[BEGIN Supplied data]

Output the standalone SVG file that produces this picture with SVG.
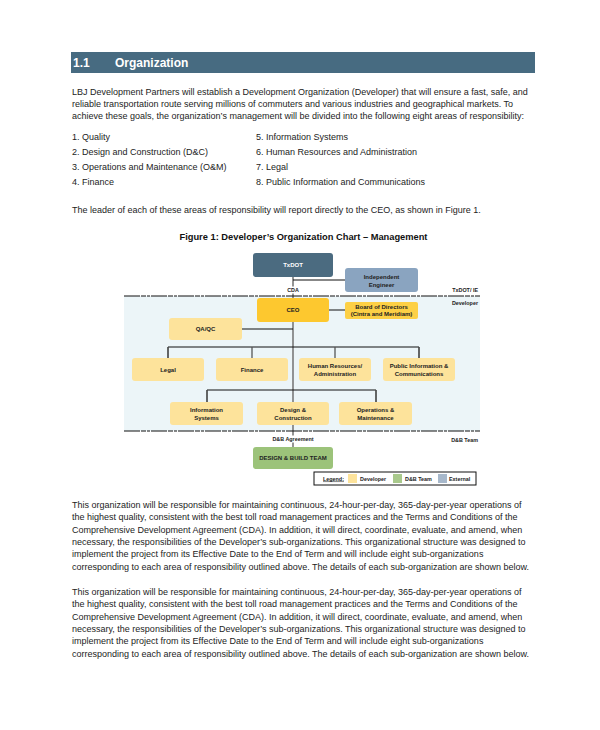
<svg xmlns="http://www.w3.org/2000/svg" width="600" height="730" viewBox="0 0 600 730">
<style>
.body{font-family:"Liberation Sans",Arial,sans-serif;font-size:9px;fill:#1c1c1c}
.hdr{font-family:"Liberation Sans",Arial,sans-serif;font-size:12px;font-weight:bold;fill:#fff}
.title{font-family:"Liberation Sans",Arial,sans-serif;font-size:9.3px;font-weight:bold;fill:#111}
.lbl{font-family:"Liberation Sans",Arial,sans-serif;font-size:6px;font-weight:bold;fill:#222;text-anchor:middle}
.sm{font-family:"Liberation Sans",Arial,sans-serif;font-size:5.4px;font-weight:bold;fill:#222}
.vline{stroke:#7a7a7a;stroke-width:1.6;fill:none}
.hline{stroke:#111;stroke-width:1;fill:none}
.drop{stroke:#555;stroke-width:1.3;fill:none}
.dash{stroke:#111;stroke-width:1;stroke-dasharray:16 1 5 1 3 1;fill:none}
</style>
<rect width="600" height="730" fill="#fff"/>
<!-- header -->
<rect x="71" y="52" width="464" height="21" fill="#476b81"/>
<text class="hdr" x="73" y="66.5">1.1</text>
<text class="hdr" x="115" y="66.5">Organization</text>
<!-- intro -->
<text class="body" x="72" y="94.5">LBJ Development Partners will establish a Development Organization (Developer) that will ensure a fast, safe, and</text>
<text class="body" x="72" y="106.5">reliable transportation route serving millions of commuters and various industries and geographical markets. To</text>
<text class="body" x="72" y="118.5">achieve these goals, the organization’s management will be divided into the following eight areas of responsibility:</text>
<text class="body" x="72" y="139.5">1. Quality</text>
<text class="body" x="72" y="154.8">2. Design and Construction (D&amp;C)</text>
<text class="body" x="72" y="170.1">3. Operations and Maintenance (O&amp;M)</text>
<text class="body" x="72" y="185.4">4. Finance</text>
<text class="body" x="256" y="139.5">5. Information Systems</text>
<text class="body" x="256" y="154.8">6. Human Resources and Administration</text>
<text class="body" x="256" y="170.1">7. Legal</text>
<text class="body" x="256" y="185.4">8. Public Information and Communications</text>
<text class="body" x="72" y="212.5">The leader of each of these areas of responsibility will report directly to the CEO, as shown in Figure 1.</text>
<text class="title" x="303.5" y="240" text-anchor="middle">Figure 1: Developer’s Organization Chart – Management</text>
<!-- chart background -->
<rect x="124" y="296" width="356" height="135" fill="#ecf5f8"/>
<!-- connectors -->
<g id="connectors">
<line class="vline" x1="293" y1="277" x2="293" y2="298"/>
<line class="hline" x1="293" y1="280" x2="345" y2="280"/>
<line class="hline" x1="329" y1="310" x2="345" y2="310"/>
<line class="vline" x1="293" y1="322" x2="293" y2="402"/>
<line class="hline" x1="242" y1="329" x2="293" y2="329"/>
<polyline class="hline" points="168,358 168,347 419,347 419,358"/>
<line class="drop" x1="168" y1="347" x2="168" y2="358"/>
<line class="drop" x1="252" y1="347" x2="252" y2="358"/>
<line class="drop" x1="335" y1="347" x2="335" y2="358"/>
<line class="drop" x1="419" y1="347" x2="419" y2="358"/>
<polyline class="hline" points="207,402 207,390 376,390 376,402"/>
<line class="drop" x1="207" y1="390" x2="207" y2="402"/>
<line class="drop" x1="376" y1="390" x2="376" y2="402"/>
<line class="vline" x1="293" y1="425" x2="293" y2="447"/>
<line class="dash" x1="124" y1="296" x2="480" y2="296"/>
<line class="dash" x1="124" y1="431" x2="480" y2="431"/>
</g>
<!-- zone labels -->
<rect x="283" y="286.5" width="20" height="7" fill="#fff"/>
<text class="sm" x="293" y="292" text-anchor="middle">CDA</text>
<text class="sm" x="478" y="292" text-anchor="end" font-size="6">TxDOT/ IE</text>
<text class="sm" x="478" y="305" text-anchor="end" font-size="6">Developer</text>
<rect x="273" y="435.5" width="40" height="7" fill="#fff"/>
<text class="sm" x="293" y="441" text-anchor="middle">D&amp;B Agreement</text>
<text class="sm" x="478" y="442" text-anchor="end" font-size="5.8">D&amp;B Team</text>
<!-- nodes -->
<g id="txdot"><rect x="253" y="253" width="80" height="24" rx="3" fill="#4b6b80"/><text class="lbl" x="293" y="267" style="fill:#fff">TxDOT</text></g>
<g id="ie"><rect x="345" y="268" width="73" height="24" rx="3" fill="#8aa4c0"/><text class="lbl" x="381.5" y="279">Independent</text><text class="lbl" x="381.5" y="286.5">Engineer</text></g>
<g id="ceo"><rect x="257" y="298" width="72" height="24" rx="3" fill="#fdc82f"/><text class="lbl" x="293" y="312">CEO</text></g>
<g id="board"><rect x="345" y="302" width="73" height="17" rx="2" fill="#fdd045"/><text class="lbl" x="381.5" y="309" font-size="5.8">Board of Directors</text><text class="lbl" x="381.5" y="316" font-size="5.8">(Cintra and Meridiam)</text></g>
<g id="qaqc"><rect x="169" y="318" width="73" height="22" rx="3" fill="#fde39b"/><text class="lbl" x="205.5" y="331">QA/QC</text></g>
<g id="legal"><rect x="132" y="358" width="72" height="23" rx="3" fill="#fde39b"/><text class="lbl" x="168" y="371.5">Legal</text></g>
<g id="finance"><rect x="216" y="358" width="72" height="23" rx="3" fill="#fde39b"/><text class="lbl" x="252" y="371.5">Finance</text></g>
<g id="hr"><rect x="299" y="358" width="72" height="23" rx="3" fill="#fde39b"/><text class="lbl" x="335" y="368">Human Resources/</text><text class="lbl" x="335" y="375.5">Administration</text></g>
<g id="pic"><rect x="383" y="358" width="72" height="23" rx="3" fill="#fde39b"/><text class="lbl" x="419" y="368">Public Information &amp;</text><text class="lbl" x="419" y="375.5">Communications</text></g>
<g id="is"><rect x="170" y="402" width="73" height="23" rx="3" fill="#fde39b"/><text class="lbl" x="206.5" y="412">Information</text><text class="lbl" x="206.5" y="419.5">Systems</text></g>
<g id="dc"><rect x="257" y="402" width="72" height="23" rx="3" fill="#fde39b"/><text class="lbl" x="293" y="412">Design &amp;</text><text class="lbl" x="293" y="419.5">Construction</text></g>
<g id="om"><rect x="339" y="402" width="73" height="23" rx="3" fill="#fde39b"/><text class="lbl" x="375.5" y="412">Operations &amp;</text><text class="lbl" x="375.5" y="419.5">Maintenance</text></g>
<g id="dbteam"><rect x="253" y="447" width="80" height="22" rx="3" fill="#9cc37a"/><text class="lbl" x="293" y="460" font-size="5.4">DESIGN &amp; BUILD TEAM</text></g>
<!-- legend -->
<g id="legend">
<rect x="314" y="472" width="162" height="13" fill="#fff" stroke="#111" stroke-width="1"/>
<text class="sm" x="323" y="480.5" text-decoration="underline">Legend:</text>
<rect x="348" y="474" width="9" height="9" fill="#fde39b"/>
<text class="sm" x="360" y="480.5">Developer</text>
<rect x="393" y="474" width="9" height="9" fill="#a9c98c"/>
<text class="sm" x="405" y="480.5">D&amp;B Team</text>
<rect x="438" y="474" width="9" height="9" fill="#a7b8cb"/>
<text class="sm" x="449" y="480.5">External</text>
</g>
<!-- paragraphs -->
<text class="body" x="72" y="507.5">This organization will be responsible for maintaining continuous, 24-hour-per-day, 365-day-per-year operations of</text>
<text class="body" x="72" y="520">the highest quality, consistent with the best toll road management practices and the Terms and Conditions of the</text>
<text class="body" x="72" y="532.5">Comprehensive Development Agreement (CDA). In addition, it will direct, coordinate, evaluate, and amend, when</text>
<text class="body" x="72" y="544.8">necessary, the responsibilities of the Developer’s sub-organizations. This organizational structure was designed to</text>
<text class="body" x="72" y="557.2">implement the project from its Effective Date to the End of Term and will include eight sub-organizations</text>
<text class="body" x="72" y="569.6">corresponding to each area of responsibility outlined above. The details of each sub-organization are shown below.</text>
<text class="body" x="72" y="594.5">This organization will be responsible for maintaining continuous, 24-hour-per-day, 365-day-per-year operations of</text>
<text class="body" x="72" y="607">the highest quality, consistent with the best toll road management practices and the Terms and Conditions of the</text>
<text class="body" x="72" y="619.5">Comprehensive Development Agreement (CDA). In addition, it will direct, coordinate, evaluate, and amend, when</text>
<text class="body" x="72" y="631.8">necessary, the responsibilities of the Developer’s sub-organizations. This organizational structure was designed to</text>
<text class="body" x="72" y="644.2">implement the project from its Effective Date to the End of Term and will include eight sub-organizations</text>
<text class="body" x="72" y="656.6">corresponding to each area of responsibility outlined above. The details of each sub-organization are shown below.</text>
</svg>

[END Supplied data]

• **Written problem**: Locate the word "that" in the data above. Copy every line carrying it.

• **Completed task**:
Output the standalone SVG file that produces this picture with SVG.
<text class="body" x="72" y="94.5">LBJ Development Partners will establish a Development Organization (Developer) that will ensure a fast, safe, and</text>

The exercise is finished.